Hani bazen ağlanacak halimize güleriz ya, size anlatacağım olay da bu türden.
Geçen hafta Aksu Belediyesi’nde yılın ilk meclis oturumu gerçekleştirildi. Gayet sakin başlayan oturum öncesi, grup sözcüleri gündem dışı konuşmalarını yaptı. Bu sözcülerden biride İYİ Parti grup Sözcüsü Gökhan Kaplan oldu. Kaplan, konuşmasının sonunda Aksu Belediyesi’nde gerçekleştirildiği iddia edilen bir olayla ilgili, Başkan Halil Şahin’den meclisin bilgilendirilmesini kapalı bir oturumla talep etti.
Ve sonunu şu cümleyle bitirdi.
“Onur, haysiyet ve şeref sahibi olduğunu iddia eden bizler, eğer bu konu karşısında sessiz kalırsak nasıl onurlu haysiyetli ve şerefli olduğumuzu söyleyebiliriz”
Tabi ki hayretler içerisinde dinledim bu sözü.
Çünkü onur ya da şeref, değerli ve erdemli olma hâlidir. Söylemlerle kalınmamalıdır. Her bir birey günlük yaşantısında bu özelikleri bire bir yaşamalıdır. Bu durum insanlığın gereksinimidir. Attığı adımlarla, söylemleriyle, bire bir bu yaşam tarzını ortaya koymalıdır. Özelikle beraber yol aldığı arkadaşlarına oldukça dikkat etmek zorundalar. Hele ki, insanlar yakın temas içinde bulunduğu kimseden etkilenir manasında kullanılan bir atasözü olan, “Bana arkadaşını söyle sana kim olduğunu söyleyeyim” gerçeği ortadayken… Bundan dolayıdır ki, toplumun sözcüsü olanlar, buna oldukça dikkat etmelidirler.
O yüzden İYİ Partili Gökhan Kaplan’ın ‘Onur, haysiyet ve şeref” üzerine sarf ettiği cümle, oldukça tuhafıma gitti. Nedeniyse, son zamanda beraber hareket ettiği kişinin geçmişinde, insanlığa sığmayan oldukça çirkinlikleri barındırması. Bırakın Aksu’yu, ‘Sağır Sultan’ bile duymuşken, bu çirkinliklerden Kaplan’ın habersiz olmasının imkanı yok.

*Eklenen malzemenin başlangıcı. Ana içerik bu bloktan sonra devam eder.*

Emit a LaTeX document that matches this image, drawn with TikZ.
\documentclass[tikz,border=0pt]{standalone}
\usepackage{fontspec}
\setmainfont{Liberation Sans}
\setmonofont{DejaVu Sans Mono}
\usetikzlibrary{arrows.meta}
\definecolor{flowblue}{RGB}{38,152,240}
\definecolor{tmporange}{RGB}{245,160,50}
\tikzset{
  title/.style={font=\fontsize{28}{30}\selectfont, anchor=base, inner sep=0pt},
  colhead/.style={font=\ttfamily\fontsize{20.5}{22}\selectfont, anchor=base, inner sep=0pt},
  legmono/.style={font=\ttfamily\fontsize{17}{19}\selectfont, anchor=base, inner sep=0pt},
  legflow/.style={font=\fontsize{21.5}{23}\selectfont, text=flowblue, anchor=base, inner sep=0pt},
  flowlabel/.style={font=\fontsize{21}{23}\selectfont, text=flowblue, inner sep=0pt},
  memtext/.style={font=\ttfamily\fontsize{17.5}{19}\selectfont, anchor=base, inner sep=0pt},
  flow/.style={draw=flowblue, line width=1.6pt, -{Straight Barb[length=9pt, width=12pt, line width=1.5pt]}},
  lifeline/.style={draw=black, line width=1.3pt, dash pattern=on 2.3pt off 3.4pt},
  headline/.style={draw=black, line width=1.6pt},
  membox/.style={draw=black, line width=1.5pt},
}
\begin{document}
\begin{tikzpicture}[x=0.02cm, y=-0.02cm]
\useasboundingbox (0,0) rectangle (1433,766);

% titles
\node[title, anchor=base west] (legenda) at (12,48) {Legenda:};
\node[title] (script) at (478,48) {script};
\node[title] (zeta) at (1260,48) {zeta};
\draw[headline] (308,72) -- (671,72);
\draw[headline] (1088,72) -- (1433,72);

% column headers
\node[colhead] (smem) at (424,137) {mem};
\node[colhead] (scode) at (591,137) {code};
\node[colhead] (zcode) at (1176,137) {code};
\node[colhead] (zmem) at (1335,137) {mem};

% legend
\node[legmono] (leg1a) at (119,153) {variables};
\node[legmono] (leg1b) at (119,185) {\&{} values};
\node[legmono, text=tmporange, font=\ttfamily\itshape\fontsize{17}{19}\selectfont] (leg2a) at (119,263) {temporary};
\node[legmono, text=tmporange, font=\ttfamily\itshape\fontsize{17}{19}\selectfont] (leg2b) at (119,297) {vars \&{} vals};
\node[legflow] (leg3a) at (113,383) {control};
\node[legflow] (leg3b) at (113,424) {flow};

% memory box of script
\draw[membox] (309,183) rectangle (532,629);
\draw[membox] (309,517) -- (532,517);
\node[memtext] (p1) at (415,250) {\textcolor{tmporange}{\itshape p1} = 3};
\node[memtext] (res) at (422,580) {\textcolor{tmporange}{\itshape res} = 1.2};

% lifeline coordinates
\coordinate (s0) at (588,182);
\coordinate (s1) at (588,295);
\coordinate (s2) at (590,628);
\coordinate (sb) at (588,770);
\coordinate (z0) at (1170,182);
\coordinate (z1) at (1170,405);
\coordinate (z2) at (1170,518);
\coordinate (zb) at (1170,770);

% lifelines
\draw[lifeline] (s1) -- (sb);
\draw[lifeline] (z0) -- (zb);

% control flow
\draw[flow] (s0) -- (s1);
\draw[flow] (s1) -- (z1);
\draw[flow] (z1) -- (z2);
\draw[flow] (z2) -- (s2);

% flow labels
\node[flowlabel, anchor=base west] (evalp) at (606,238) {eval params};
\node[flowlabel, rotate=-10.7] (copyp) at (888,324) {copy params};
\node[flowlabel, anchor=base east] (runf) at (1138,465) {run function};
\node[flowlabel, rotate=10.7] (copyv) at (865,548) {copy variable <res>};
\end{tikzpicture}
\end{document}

Ama yine de “Haberim yok” diyorsa, buradan birkaç bilgiyi paylaşmak isterim.
Bu malum şahıs, Aksu’da birçok siyasetçiyle beraber, birçok iş insanını tehdit etti. Adı “Aksu’nun çantacısı” olarak ifade edildi. Hakkında açılan davalar var. Bu davalardan birini açan da AK Parti’nin eski İlçe Başkanı Durmuş Kaan Şahin. Çantacı diye tabir edilen bu şahıs, Durmuş Kaan Şahin’in açtığı davadan ceza aldı. Tehdit ettiği siyasetçilerden biride, partinizin ittifak ortağı olan CHP Aksu İlçe Başkanı Kenan Yıldız’dır. Buna benzer birçok olayı sıralayabiliriz. Bunlar ile ilgili istediğiniz her türlü belge mevcut. Tabi ki gerçekleri duymak isterseniz.

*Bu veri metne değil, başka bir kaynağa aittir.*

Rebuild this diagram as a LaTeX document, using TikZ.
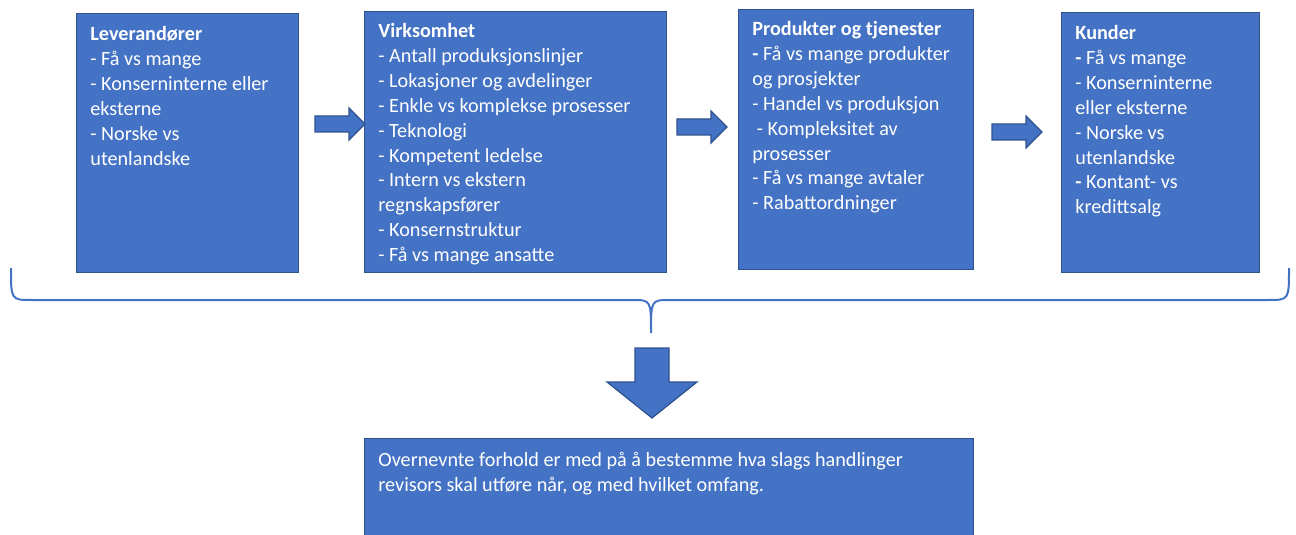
\documentclass[tikz,border=0pt]{standalone}
\usepackage{fontspec}
\setmainfont{Carlito}
\usepackage{xcolor}
\definecolor{boksblaa}{HTML}{4472C4}
\definecolor{kantblaa}{HTML}{2F528F}

\tikzset{
 boks/.style={draw=kantblaa, fill=boksblaa, line width=0.6pt, anchor=north west, inner sep=0pt},
 tekst/.style={anchor=north west, inner sep=0pt, text=white, align=left, font=\fontsize{10.1}{12.45}\selectfont},
 pil/.style={draw=kantblaa, fill=boksblaa, line width=0.6pt, line join=miter}
}

\begin{document}
\begin{tikzpicture}[x=0.5pt, y=-0.5pt]
 \useasboundingbox (0,0) rectangle (1296,535);

 % boksene
 \node[boks, minimum width=111pt, minimum height=129.5pt] (lev) at (76,13) {};
 \node[boks, minimum width=151pt, minimum height=130.5pt] (virk) at (364,11) {};
 \node[boks, minimum width=117.5pt, minimum height=130pt] (prod) at (738,9) {};
 \node[boks, minimum width=99pt, minimum height=130pt] (kund) at (1061,12) {};
 \node[boks, minimum width=304.5pt, minimum height=49pt] (konk) at (364,438) {};

 % tekstene
 \node[tekst] (levtxt) at ([xshift=7pt, yshift=-6.5pt]lev.north west)
  {\textbf{Leverandører}\\- Få vs mange\\- Konserninterne eller\\eksterne\\- Norske vs\\utenlandske};
 \node[tekst] (virktxt) at ([xshift=7pt, yshift=-6pt]virk.north west)
  {\textbf{Virksomhet}\\- Antall produksjonslinjer\\- Lokasjoner og avdelinger\\- Enkle vs komplekse prosesser\\- Teknologi\\- Kompetent ledelse\\- Intern vs ekstern\\regnskapsfører\\- Konsernstruktur\\- Få vs mange ansatte};
 \node[tekst] (prodtxt) at ([xshift=7pt, yshift=-6pt]prod.north west)
  {\textbf{Produkter og tjenester}\\\textbf{-} Få vs mange produkter\\og prosjekter\\- Handel vs produksjon\\\ - Kompleksitet av\\prosesser\\- Få vs mange avtaler\\- Rabattordninger};
 \node[tekst] (kundtxt) at ([xshift=7pt, yshift=-6.5pt]kund.north west)
  {\textbf{Kunder}\\\textbf{-} Få vs mange\\- Konserninterne\\eller eksterne\\- Norske vs\\utenlandske\\\textbf{-} Kontant- vs\\kredittsalg};
 \node[tekst] (konktxt) at ([xshift=7pt, yshift=-7pt]konk.north west)
  {Overnevnte forhold er med på å bestemme hva slags handlinger\\revisors skal utføre når, og med hvilket omfang.};

 % pilene mellom boksene
 \coordinate (p1) at (315,124);
 \coordinate (p2) at (677,127);
 \coordinate (p3) at (992,132);
 \foreach \p in {p1,p2,p3}
  \draw[pil] (\p) ++(0,-8) -- ++(34,0) -- ++(0,-8) -- ++(16,16) -- ++(-16,16) -- ++(0,-8) -- ++(-34,0) -- cycle;

 % klammen
 \coordinate (kl) at (11,268);
 \coordinate (kr) at (1289,268);
 \coordinate (ktupp) at (651,333);
 \draw[boksblaa, line width=1pt]
  (kl) .. controls (11,300) and (11,300) .. (32,300) -- (632,300)
  .. controls (651,300) and (651,300) .. (ktupp)
  .. controls (651,300) and (651,300) .. (670,300) -- (1268,300)
  .. controls (1289,300) and (1289,300) .. (kr);

 % pil ned
 \coordinate (ned) at (652,348);
 \draw[pil] (ned) ++(-17,0) -- ++(34,0) -- ++(0,34) -- ++(28,0) -- ++(-45,36) -- ++(-45,-36) -- ++(28,0) -- cycle;
\end{tikzpicture}
\end{document}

Bunun yanı sıra en önemlisi Muğla’nın Fethi’ye İlçesi’ne uzanan bir serüven. Bu serüven bugüne kadar gerçekleştirdiği çirkinliklerden daha da kötüsü, daha da iğrenci. Evlilik vaadiyle kandırdığı bir kadına yaptığı taciz, darptan tutunda, her türlü cinsel içerikli görselliğe kadar bir çok olay mevcut. Bunları buradan yazmama terbiyem el vermiyor. Ama bu olayla ilgili tüm detaylarla ilgili başta CHP Aksu İlçe Başkanı Kenan Yıldız olmak üzere, Aksu’nun eski Belediye Başkanı İsa Yıldırım ile yine yakinen tanıdığın birçok siyasetçi bilgi sahibi. Hatta bu çantacının adını geçmişte İsa Yıldırım, kamuoyuna açık ve aleni bir şekilde deklare etmişti. Gerçi Yıldırım’da son zamanlarda bu kişiyle yakın ilişki içerisinde. O da tartışılacak başka bir konu. Çünkü dün bu kişiyle ilgili ağza alınmayacak birçok ifadede bulunmuştu. Şimdi ne değişti?
Beraber yol aldığın kişiyle ilgili bu kadar detay ortadayken, ‘Onur, haysiyet ve şeref” üzerine sarf ettiği cümlenin de tuhafı ma gitmesi, haklı olduğumu göstermez mi? Yani sözün özü; bu ne perhiz, bu ne lahana turşusu.